2. Кафедра тактики Военной академии якобы была моим штабом, в котором я разработал план восстания в Москве на случай войны в дни мобилизации.
3. Это давалось мне в связи с якобы существующей у нас трудовой Красной Армией.
4. Для политического обеспечения я связался в бытность мою в Генуе в составе нашей экспедиции в 1922 году с английским генеральным штабом.
5. В бытность мою начальником штаба Северо-Кавказского военного округа (СКВО) будто я подготавливал восстание на Северном Кавказе.
6. Все это я делал одновременно, вредительствуя, где только было можно. Я считал, что все это обычный прием следователя и просил его перейти к настоящему разбору обвинения, а для этого предъявить мне обвинение и заслушать мои объяснения. В этом мне было отказано. Тогда я отказался давать показания по этим вопросам. В ответ на это следователь Николаев приказал с меня сорвать знаки военного отличия и сказал, что мое присуждение к расстрелу решено. Я был вызван к уполномоченному представителю ОГПУ лично, тот подтвердил бесспорность моей вины, сообщил мне от имени коллегии ОГПУ, что если я стану на колени перед партией, строящей социализм, и «сознаюсь», то меня ждет 3 — 4 года тюрьмы в наилучших условиях. Если же я буду «запираться», то меня расстреляют, как Мека и Пальчинского.
После моего отказа меня перевели в Москву и установили следующий режим: одиночная камера, без прогулок, без всякого общения с родными, без чтения и каких-либо занятий, мыл уборную и параши под окрики надзирателей, заставлявших меня по нескольку раз переделывать дело.
Вызовы к Николаеву, издевавшемуся надо мной, ругавшемуся площадными словами и требовавшему дачи показаний. Он обещал «согнуть меня в бараний рог и заставить на коленях умолять о пощаде, если я буду упорствовать». Если же я дам показания, то режим будет немедленно изменен. Так длилось 11 месяцев. Лишь одно облегчение было сделано — через 5 месяцев дали читать.
Кроме Николаева меня вызвали следующие руководители ОГПУ: Иванов, Евдокимов, Дейч и, наконец, председатель коллегии т. Менжинский.
На мое заявление т. Иванову, что такое ведение следствия незаконно, он мне заявил: "Мы сами законы писали, сами и исполняем!". На мою просьбу ко всем этим лицам предъявить обвинение и дать мне возможность защищаться ответа не последовало. Даже не проводили очные ставки с теми, кто меня оговорил; мне все они отвечали, что моя вина в их глазах очевидна и мне остается одно: либо давать показания, либо готовиться к расстрелу.
В камере три раза посещали меня представители прокуратуры, которым я делал заявления о том, то следствие ведется так, что правду выяснить оно не может. Одна прокуратура не находила нужным даже выслушать меня.
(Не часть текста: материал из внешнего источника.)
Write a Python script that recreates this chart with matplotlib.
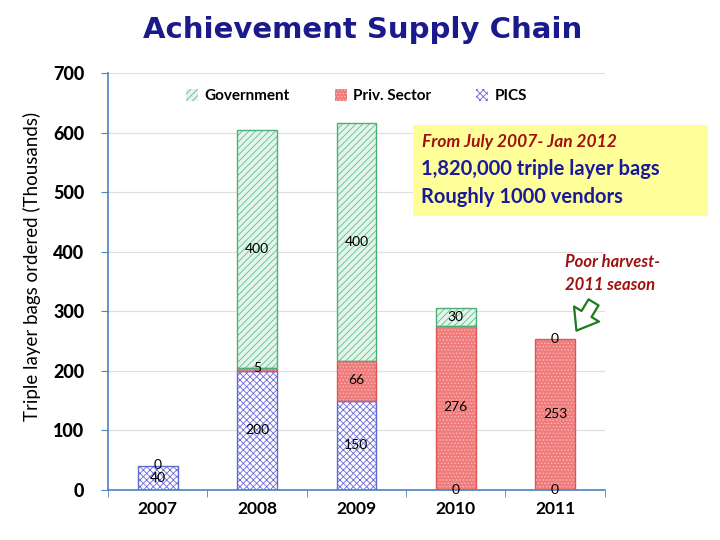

По всему ходу следствия становилось совершенно ясно, что никто не интересуется совершенно правдой и что меня хотят насильно заставить дать ложные показания. Если к этому прибавить сознание полной беззащитности и внушаемого следствием убеждения, что партия требует от меня дачи этих ложных показаний во имя каких-то неведомых целей, то станет ясно, что заставило целый ряд лиц, которых следствие связало в одно со мной дело, дать ложные показания и оговорить меня.
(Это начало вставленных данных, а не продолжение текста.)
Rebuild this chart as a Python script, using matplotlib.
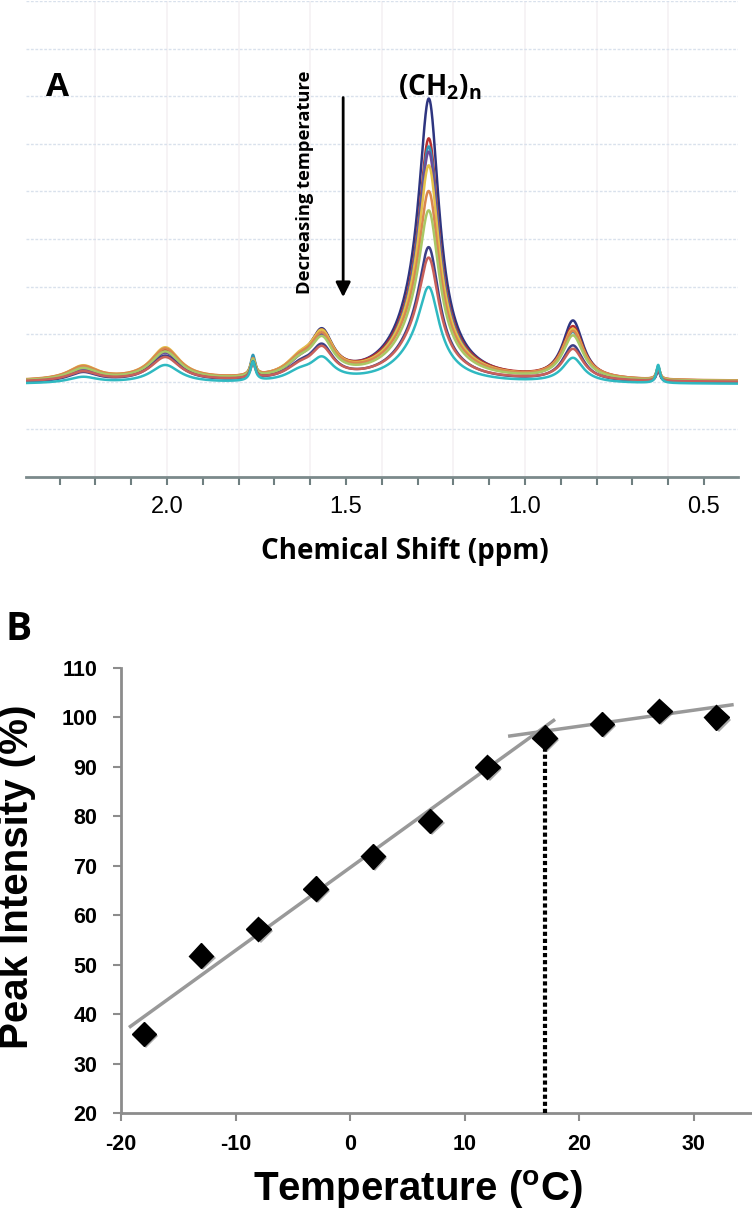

В ходе следствия я пошел по линии компромисса, чтобы, как я думал, спасти от разгрома семью, но я не мог пойти на то, чтобы объявить себя врагом советской власти и партии, в то время, когда я после длительного периода наблюдений и большой работы над собой, незадолго до ареста подал заявление о приеме меня в партию.
После 11 месяцев следствия во внутреннем изоляторе ОГПУ меня перевели в Ярославль в изолятор особого назначения. Я был посажен в одиночку, лишен всякого общения с семьей и даже с другими заключенными. Тюремный режим был нарочно продуман так, чтобы обратить его в моральную пытку. Запрещалось все, вплоть до возможности подойти к окну, кормить птиц и даже петь хотя бы вполголоса. В тюрьме были случаи сумасшествия, повешения и т.п.